GENEL
MEHMET MOLLAİSMAİLOĞLU Tarafından Tarihinde yazıldı
Bu yazı 11.968 defa okundu

DEVLET MEMURLARI ANONİM VE LİMİTED ŞİRKET ORTAĞI OLABİLİR Mİ?


Sevgili meslektaşlarım,

Bilindiği gibi meslek hayatımızda sık sık bu ve buna benzer konularla karşı karşıya kalabilmekteyiz.
Bir çok kere benim de karşı karşıya kaldığım ve insanların kafasını sıkça kurcalayan 657 S.K tabi devlet memurlarının şirket ortağı olup olamayacağı konusunda bir nevze de olsa katkı sağlayacağını düşündüğüm aşağıda yapmış olduğum açıklamaları paylaşmak istedim.

Bilindiği üzere, 657 sayılı Devlet Memurları Kanunu (DMK)’ nın 4/ A maddesinde memur; ” Mevcut kuruluş biçimine bakılmaksızın, devlet ve diğer kamu tüzel kişiliklerince genel idare esaslarına göre yürütülen asli ve sürekli kamu hizmetlerini ifa ile görevlendirilenler, bu Kanun’un uygulanmasında memur sayılır.” şeklinde tanımlanmıştır. Bu Kanun’ a göre bir kimsenin memur sayılabilmesi için;

– Anılan Kanun’ un 1. maddesinde sayılan kurum ve kuruluşlardan aylık almak,
– Asli ve sürekli olarak kamu görevi yapmak,
– Atama ve idari hiyerarşi içinde göreve getirilmiş olmak,

şartlarını taşıması gerekmektedir.

DMK’ nın kapsamına giren memurlar, Kanun’ un 1. maddesinde şöyle belirtilmiştir:

– Genel bütçeli kurumlarda çalışan memurların bir kısmı,
– Katma bütçeli kurumlarda çalışan memurların bir kısmı,
– İl özel idareleri ve belediyelerde, buraların kurdukları birliklerde çalışan memurlar,
– 657 sayılı Kanun’ a tabi kurumlara bağlı döner sermayeli kuruluşlarda çalışan memurlar;
– Kefalet sandıklarında çalışan memurlar,
– Beden terbiyesi bölge müdürlükleri bütçesinden aylık alan memurlar,

Devlet memurlarının yükümlülükleri, Kanun’ un 6-16. maddesinde ödev ve sorumluluklar bölüm başlığı altında, 17-25. maddelerinde genel haklar bölüm başlığı altında ve 26-31. maddelerinde de yasaklar bölüm başlığı altında düzenlenmiştir.

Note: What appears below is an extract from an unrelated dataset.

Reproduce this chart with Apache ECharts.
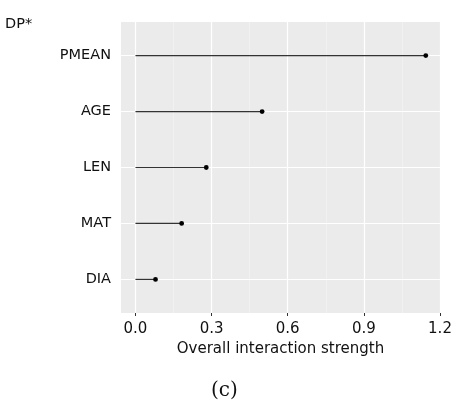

DMK’ nın ” Ticaret ve Diğer Kazanç Getiri Faaliyetlerde Bulunma Yasağı” başlıklı 28. maddesinin genel bir değerlendirmesi-Yargı kararları ve Devlet Personel Başkanlığı’ nın görüşlerini de içerecek şekilde yazımızın konusunu oluşturmaktadır.

YASAL DÜZENLEMELER VE KONUNUN DEĞERLENDİRİLMESİ

657 sayılı DMK’ nın ticaret ve diğer kazanç getirici faaliyetlerde bulunma yasağı başlıklı 28. maddesinde memurların Türk Ticaret Kanunu ( TTK )’ ya göre ( Tacir ) veya ( Esnaf ) sayılmalarını gerektirecek bir faaliyette bulunamayacakları, ticaret ve sanayii müesseselerinde görev alamayacakları, ticari mümessil veya ticari vekil veya kollektif şirketlerde ortak veya komandit şirkete komandite ortak olamayacakları hüküm altına alınmıştır. Maddenin devamında memurların üyesi oldukları yapı, kalkınma ve tüketim kooperatıfleri ile kanunla kurulmuş yardım sandıklarının yönetim ve denetim kurulları üyelikleri görevleri ve özel kanunlarda belirtilen görevlerin bu yasaklamanın dışında olduğu belirtilmiştir.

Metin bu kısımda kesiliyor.